On Thursday, over at AV Daily, we published a letter from Dawn Schaffer, former board president of the Black Rock Assumption Boys and Girls Club, accusing State Senator Antoine Thompson of failing to make good on an $800 grant to the club promised back in 2008. In the letter, Schaffer says that other groups also feel that Thompson has failed to deliver on funds promised in the past year or two. On Monday, Schaffer’s claim was verified by Black Rock Riverside Little League Football, Black Rock Riverside Little League Baseball, and the 21st Ward Independence Day Association. Thompson’s chief of staff, Mark Boyd, responded to the letter—also published in this week’s Riverside Review—by acknowledging that he was responsible for disbursing money promised by Thompson, that he felt certain that the senator’s obligations had been met, but that he would try to dentify and settle any derelict accounts. Schaffer was unimpressed.

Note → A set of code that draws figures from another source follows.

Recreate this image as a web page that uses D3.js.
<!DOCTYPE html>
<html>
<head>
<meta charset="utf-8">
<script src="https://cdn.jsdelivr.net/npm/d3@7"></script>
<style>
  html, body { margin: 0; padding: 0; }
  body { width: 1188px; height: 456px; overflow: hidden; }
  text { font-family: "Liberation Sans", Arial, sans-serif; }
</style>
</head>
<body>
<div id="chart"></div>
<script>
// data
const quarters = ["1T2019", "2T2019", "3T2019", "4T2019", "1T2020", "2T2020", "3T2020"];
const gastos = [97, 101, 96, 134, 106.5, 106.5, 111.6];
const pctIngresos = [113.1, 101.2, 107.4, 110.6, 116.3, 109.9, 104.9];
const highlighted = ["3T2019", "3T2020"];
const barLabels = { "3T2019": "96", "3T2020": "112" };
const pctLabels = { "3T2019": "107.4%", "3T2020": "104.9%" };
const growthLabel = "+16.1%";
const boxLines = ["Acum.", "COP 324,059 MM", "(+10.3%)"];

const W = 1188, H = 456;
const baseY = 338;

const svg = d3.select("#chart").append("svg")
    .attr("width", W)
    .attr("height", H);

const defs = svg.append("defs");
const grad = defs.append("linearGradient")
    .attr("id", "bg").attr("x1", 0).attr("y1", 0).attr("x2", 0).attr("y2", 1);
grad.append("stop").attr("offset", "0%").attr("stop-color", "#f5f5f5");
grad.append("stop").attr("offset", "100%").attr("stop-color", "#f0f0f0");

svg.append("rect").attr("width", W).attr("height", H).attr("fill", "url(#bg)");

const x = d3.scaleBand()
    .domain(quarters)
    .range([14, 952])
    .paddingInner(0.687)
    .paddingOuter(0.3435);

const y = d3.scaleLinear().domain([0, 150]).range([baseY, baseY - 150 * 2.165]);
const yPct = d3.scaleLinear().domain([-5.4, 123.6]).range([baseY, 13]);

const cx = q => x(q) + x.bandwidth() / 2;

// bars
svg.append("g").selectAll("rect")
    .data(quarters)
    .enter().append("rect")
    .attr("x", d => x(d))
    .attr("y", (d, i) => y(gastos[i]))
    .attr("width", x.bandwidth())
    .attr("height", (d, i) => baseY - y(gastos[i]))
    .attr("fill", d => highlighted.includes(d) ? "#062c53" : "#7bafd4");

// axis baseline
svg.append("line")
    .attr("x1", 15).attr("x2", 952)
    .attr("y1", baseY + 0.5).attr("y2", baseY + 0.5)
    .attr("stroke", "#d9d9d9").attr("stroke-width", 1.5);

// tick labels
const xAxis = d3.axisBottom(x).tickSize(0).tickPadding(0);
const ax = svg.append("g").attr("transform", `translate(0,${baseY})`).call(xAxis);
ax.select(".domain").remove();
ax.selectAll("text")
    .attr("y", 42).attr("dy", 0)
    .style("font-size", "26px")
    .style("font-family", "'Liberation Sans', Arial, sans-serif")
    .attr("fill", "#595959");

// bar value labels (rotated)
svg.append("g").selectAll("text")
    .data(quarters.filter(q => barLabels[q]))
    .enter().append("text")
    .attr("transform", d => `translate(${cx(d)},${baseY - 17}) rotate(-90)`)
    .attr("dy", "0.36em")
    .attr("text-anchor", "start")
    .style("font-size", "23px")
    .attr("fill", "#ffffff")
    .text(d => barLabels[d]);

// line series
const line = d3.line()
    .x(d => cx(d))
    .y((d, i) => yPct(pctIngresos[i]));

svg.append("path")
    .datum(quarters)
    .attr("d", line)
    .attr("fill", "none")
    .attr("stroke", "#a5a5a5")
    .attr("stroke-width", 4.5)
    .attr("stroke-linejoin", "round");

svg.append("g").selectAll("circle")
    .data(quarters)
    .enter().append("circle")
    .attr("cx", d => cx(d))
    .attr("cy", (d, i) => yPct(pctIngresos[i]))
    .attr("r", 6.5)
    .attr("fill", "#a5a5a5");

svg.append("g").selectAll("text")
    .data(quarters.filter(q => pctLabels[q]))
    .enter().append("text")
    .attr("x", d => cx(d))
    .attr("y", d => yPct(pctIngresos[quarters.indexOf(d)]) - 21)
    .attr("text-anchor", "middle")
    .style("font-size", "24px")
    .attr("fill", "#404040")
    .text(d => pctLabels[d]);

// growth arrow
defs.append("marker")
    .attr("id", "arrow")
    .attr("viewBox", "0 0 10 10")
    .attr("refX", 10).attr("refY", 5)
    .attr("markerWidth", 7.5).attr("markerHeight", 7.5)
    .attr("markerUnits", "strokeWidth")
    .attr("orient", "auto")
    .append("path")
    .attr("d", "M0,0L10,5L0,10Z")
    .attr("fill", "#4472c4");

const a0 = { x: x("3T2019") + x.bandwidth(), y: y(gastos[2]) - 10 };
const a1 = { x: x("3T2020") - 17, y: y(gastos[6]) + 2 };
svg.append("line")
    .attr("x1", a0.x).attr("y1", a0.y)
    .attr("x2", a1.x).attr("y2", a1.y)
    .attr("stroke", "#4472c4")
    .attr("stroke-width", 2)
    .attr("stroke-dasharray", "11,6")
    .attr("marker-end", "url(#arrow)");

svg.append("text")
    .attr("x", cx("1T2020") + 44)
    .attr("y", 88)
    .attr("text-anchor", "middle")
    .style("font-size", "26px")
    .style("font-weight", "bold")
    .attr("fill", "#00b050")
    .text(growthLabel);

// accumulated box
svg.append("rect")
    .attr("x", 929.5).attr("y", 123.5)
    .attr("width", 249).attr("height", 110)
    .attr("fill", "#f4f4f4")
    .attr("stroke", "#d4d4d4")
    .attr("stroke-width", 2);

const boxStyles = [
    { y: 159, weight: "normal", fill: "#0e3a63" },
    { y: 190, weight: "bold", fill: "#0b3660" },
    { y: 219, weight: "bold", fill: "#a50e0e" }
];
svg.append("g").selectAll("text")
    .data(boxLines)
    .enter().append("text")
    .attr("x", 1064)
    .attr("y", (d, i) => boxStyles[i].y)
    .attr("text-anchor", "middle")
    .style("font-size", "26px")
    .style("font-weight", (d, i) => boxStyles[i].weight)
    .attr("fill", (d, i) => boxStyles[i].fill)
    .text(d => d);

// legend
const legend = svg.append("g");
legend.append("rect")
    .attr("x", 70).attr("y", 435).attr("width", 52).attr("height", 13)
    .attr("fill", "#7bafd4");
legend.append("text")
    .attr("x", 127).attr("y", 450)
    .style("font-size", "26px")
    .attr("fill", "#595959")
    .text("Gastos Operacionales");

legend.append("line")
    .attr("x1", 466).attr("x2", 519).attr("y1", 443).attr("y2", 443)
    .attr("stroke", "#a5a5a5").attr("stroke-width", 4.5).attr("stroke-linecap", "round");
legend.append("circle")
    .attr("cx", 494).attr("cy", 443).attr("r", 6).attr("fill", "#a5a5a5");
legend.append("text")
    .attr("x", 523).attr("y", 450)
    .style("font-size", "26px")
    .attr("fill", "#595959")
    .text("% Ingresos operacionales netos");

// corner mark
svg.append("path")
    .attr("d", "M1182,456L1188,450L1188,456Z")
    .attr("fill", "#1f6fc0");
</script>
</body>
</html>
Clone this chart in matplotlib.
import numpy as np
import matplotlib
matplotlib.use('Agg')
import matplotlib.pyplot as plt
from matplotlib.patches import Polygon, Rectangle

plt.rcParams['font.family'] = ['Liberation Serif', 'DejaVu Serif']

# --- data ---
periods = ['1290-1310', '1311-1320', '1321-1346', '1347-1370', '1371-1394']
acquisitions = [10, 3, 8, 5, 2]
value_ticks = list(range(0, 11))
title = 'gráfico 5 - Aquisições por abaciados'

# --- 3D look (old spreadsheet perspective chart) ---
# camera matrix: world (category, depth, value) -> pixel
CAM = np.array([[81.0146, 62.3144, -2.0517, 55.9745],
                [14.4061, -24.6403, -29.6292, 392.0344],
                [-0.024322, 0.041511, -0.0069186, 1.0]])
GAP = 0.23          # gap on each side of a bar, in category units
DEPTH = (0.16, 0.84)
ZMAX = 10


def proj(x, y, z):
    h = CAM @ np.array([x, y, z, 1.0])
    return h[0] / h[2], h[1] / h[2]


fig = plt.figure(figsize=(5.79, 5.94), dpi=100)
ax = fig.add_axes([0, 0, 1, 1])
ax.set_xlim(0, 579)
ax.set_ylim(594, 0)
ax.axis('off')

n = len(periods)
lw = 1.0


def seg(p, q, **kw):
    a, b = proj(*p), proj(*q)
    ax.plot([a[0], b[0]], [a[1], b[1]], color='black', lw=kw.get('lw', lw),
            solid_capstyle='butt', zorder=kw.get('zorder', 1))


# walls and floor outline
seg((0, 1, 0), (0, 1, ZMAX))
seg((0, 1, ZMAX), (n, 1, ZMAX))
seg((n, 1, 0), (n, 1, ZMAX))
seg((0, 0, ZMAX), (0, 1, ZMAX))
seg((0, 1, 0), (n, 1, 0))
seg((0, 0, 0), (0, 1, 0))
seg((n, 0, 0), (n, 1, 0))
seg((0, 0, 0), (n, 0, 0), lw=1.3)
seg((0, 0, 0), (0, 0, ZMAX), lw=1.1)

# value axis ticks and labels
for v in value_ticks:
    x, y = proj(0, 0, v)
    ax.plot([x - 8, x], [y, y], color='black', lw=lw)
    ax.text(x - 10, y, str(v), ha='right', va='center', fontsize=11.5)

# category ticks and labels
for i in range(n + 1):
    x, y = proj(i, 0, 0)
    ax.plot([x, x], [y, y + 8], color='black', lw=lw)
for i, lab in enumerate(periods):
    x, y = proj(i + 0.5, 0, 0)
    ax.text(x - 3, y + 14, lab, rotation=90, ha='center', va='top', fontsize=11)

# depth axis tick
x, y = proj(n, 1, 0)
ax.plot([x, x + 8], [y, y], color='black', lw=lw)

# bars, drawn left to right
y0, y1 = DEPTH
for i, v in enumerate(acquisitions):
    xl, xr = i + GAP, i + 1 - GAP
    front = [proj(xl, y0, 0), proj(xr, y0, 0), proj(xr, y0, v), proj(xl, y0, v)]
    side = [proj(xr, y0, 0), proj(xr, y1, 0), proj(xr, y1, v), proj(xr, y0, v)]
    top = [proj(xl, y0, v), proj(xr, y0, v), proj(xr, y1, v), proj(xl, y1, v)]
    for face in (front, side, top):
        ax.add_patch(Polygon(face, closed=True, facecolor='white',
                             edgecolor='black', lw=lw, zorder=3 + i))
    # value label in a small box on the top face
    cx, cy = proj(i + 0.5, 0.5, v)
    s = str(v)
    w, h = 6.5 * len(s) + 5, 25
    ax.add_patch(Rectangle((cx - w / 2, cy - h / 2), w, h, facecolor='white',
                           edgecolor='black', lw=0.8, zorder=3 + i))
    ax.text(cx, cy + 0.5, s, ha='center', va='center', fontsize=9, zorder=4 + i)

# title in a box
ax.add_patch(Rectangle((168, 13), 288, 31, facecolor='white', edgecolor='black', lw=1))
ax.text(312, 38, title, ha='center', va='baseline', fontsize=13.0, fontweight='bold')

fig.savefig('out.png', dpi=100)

The funds in question were all passed through the New York State Department of Criminal Justice Crime Prevention, an agency Thompson often uses for offering grants to agencies in his district. (For Little League teams? The Italian Festival? Crime prevention? Really?) Schaffer says she was compelled to go public with these alleged failures to follow through on funding promises when a staffer from Thompson’s office attended her local block club’s monthly meeting and began offering grants for various projects and activities.

Tuesday, February 23

Speaking of BERC, BURA, and inflated administrative fees, on Tuesday the Common Council modified Mayor Byron Brown’s proposed Community Development Block Grant application, stripping $180,000 in general administrative fees from BURA and $300,000 from the city’s commercial loan program, and redirecting that money toward a job training program, citywide infrastructure improvements, and an emergency loan program for housing.

Wednesday, February 24

Disgraced Ellicott District Councilman Brian Davis was granted a conditional discharge at his sentencing today for misusing campaign funds, ordered to perform 200 hours of community service, and forbidden to take any job that involves handling money for one year.

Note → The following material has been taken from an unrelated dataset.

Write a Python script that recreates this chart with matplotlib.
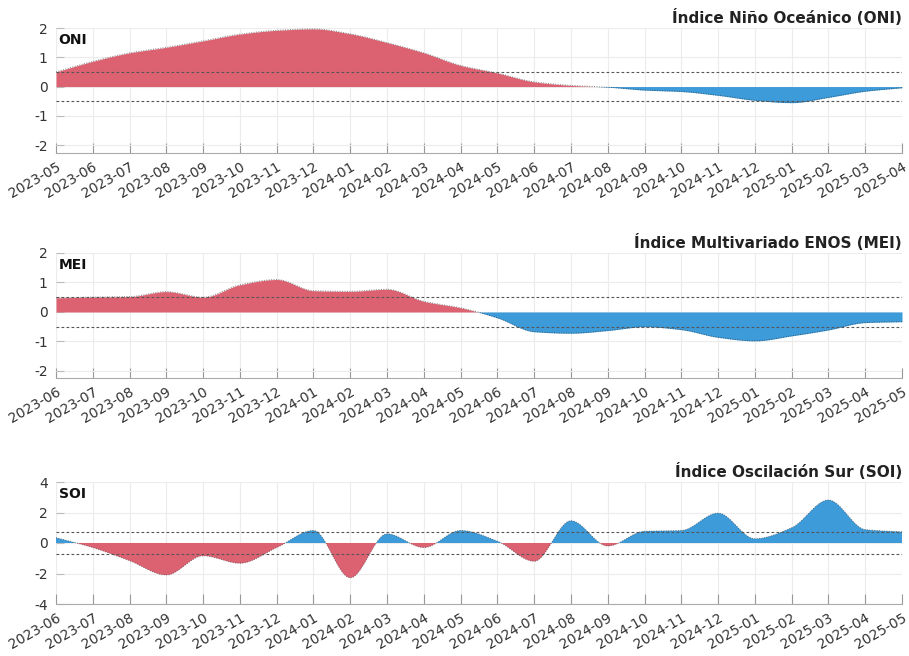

Meanwhile, Steve Banko—regional director of HUD, former aide to Tony Masiello, and Vietnam war veteran—is the winner this year of a Cicero Award, which honors the best speechwriting in the country. Banko first delivered his winning speech, “Memories of War; Need for Peace—The Veteran’s Search for Healing,” to the Veterans Expo in Utica in October 2008. (You can watch the speech at AV Daily at Congratulations, Steve.